HONG KONG. June 1, 2009. Every night in Yuen Long, a far-off area in the New Territories, she rummages through garbage bins for soda cans, cardboard boxes, and other recyclables that can earn her HK$38 (P228) on a nice day.
Poverty drove Mildred Perez, 38-year-old Filipina, like 126,000 other Filipinos here, to come and work in Hong Kong as a helper, leaving behind her two children in Bambang, Nueva Vizcaya.
But her dream to build a decent life for her family was crushed when her employer, a pastor, sexually assaulted her in 2007. She lost her job, and being a complainant in a pending court case, is barred by Hong Kong laws to take up employment.
She has since been unable to support her family, so her children were forced to drop out of school. There are days when her life, it seemed to her, was useless.
But on April 29, Perez found something that could have ended her misfortunes. After renewing her visa at the immigration department, she noticed a thick packet just slightly bigger than an airmail envelope, in a trash bin on the corner of Pottinger Street and Des Voeux Road.
Perez picked it up and handed it to her companion, a man identified only as David, who opened the packet. Inside were cash and checks amounting to HK$350,545 (P2.1 million). There was $176,000 in cash (in denomination of $1,000) and four checks: one for US$13,000, another for US$5,000, a third for US$3,250, and another for HK$10,920.

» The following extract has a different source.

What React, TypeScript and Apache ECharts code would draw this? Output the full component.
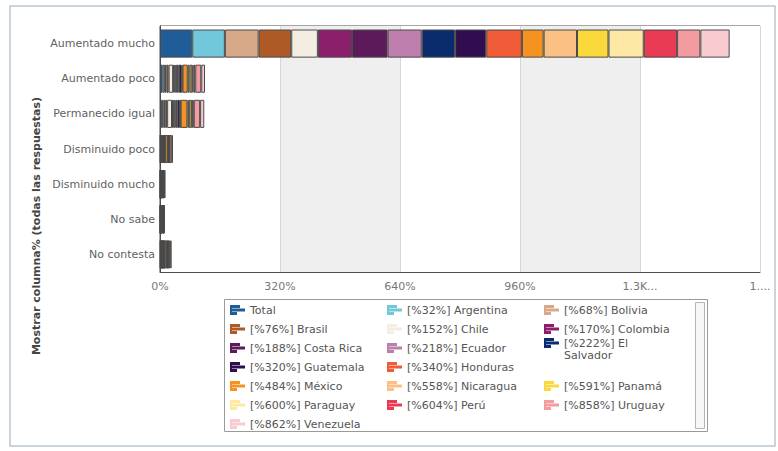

One of the checks was clipped to the envelope, she said. Instinctively, they called the Hong Kong Information Centre to get the number of the company indicated in the documents. Because it was past office hours, they just left a message on a recorder, saying they found the money and wished to return it to the owner.
“Of course, I couldn’t sleep. It’s money. That would have allowed me to go home. But I was thinking, who left the money? What if he is just another worker? He would lose his job. How many people depend on him? I couldn’t keep it. My conscience would have bothered me no end if I did otherwise,” Perez said.
That person, it turned out, was Kitty, an ordinary employee tasked by her company to deposit the money in the bank. Kitty said she realized she had lost the envelope around 2 p.m. on April 29.
At noon on April 30, Kitty and her superior Yvonne Tsang met Perez and David at Fairwood in Tin Shui Wai for the handover.
Philippine Overseas Labor Office officials, who got wind of Perez’s exceptional deed through Perez’s friend Merly Bunda, had wanted the turnover to be done at the Philippine Consulate for proper documentation, but Perez acceded to the company’s request to have it at its premises.
“Sobrang pasasalamat nila (They were very grateful,” Perez said, adding that David even told the company officials that the Filipina was jobless and would never have that amount of money even if she found work again as domestic helper.
Tsang and Kitty gave Perez a can of butter cookies as a token of gratitude, and Perez quietly resumed her life.
She is now back to collecting scraps and now, venturing into the buy-and-sell of used clothing because she constantly needs money to extend her visa until her case is resolved.
Her case, which has yet to be scheduled for its first hearing, has not progressed, and this prevents the Filipina from being employed or returning to the Philippines to be with her family. “It’s been a long time. Nothing is happening. Do they think it’s that easy to rummage through the garbage bins? Sometimes, I wanted to give up,” she said, breaking down at the thought of her two kids having to postpone college because she could not support them.
Perez is also saving up for the HK$3,000 cost of a minor surgery she needs to remove a growing clump of flesh on her head.
She does not know when she can attend to this, as coming up with the HK$160 visa renewal fee alone every few weeks is a challenge.
Last month, Perez could hardly pay the fees to renew her passport at the Philippine Consulate and she almost did not renew her visa on May 20, if not for friends and strangers who pooled their own meager resources to help a fellow Filipina.
But even in these times, the Filipina refuses to contemplate how much better off she would have been had she decided not to return the money.
The cash alone in that envelope was equivalent to P1 million, a considerable wealth in her hometown in the village of Aliaga, in Bambang, Nueva Vizcaya, where her family, though poor, strives to live with integrity.
Perez’s father, a local official in their barangay, can be credited with Perez’s inherent honesty. He was very strict when it came to his children taking or even accepting anything that is not theirs.
In her second grade, Perez recalled how she and her friends took labong, a cheap vegetable shoot, from a neighbor’s yard to use for playing inside the house. When her father learned of her indiscretion from the neighbor, he put her inside a sack and reprimanded her terribly. The lesson stuck.
She has kept true to this, even if it means she has to keep digging trash to survive.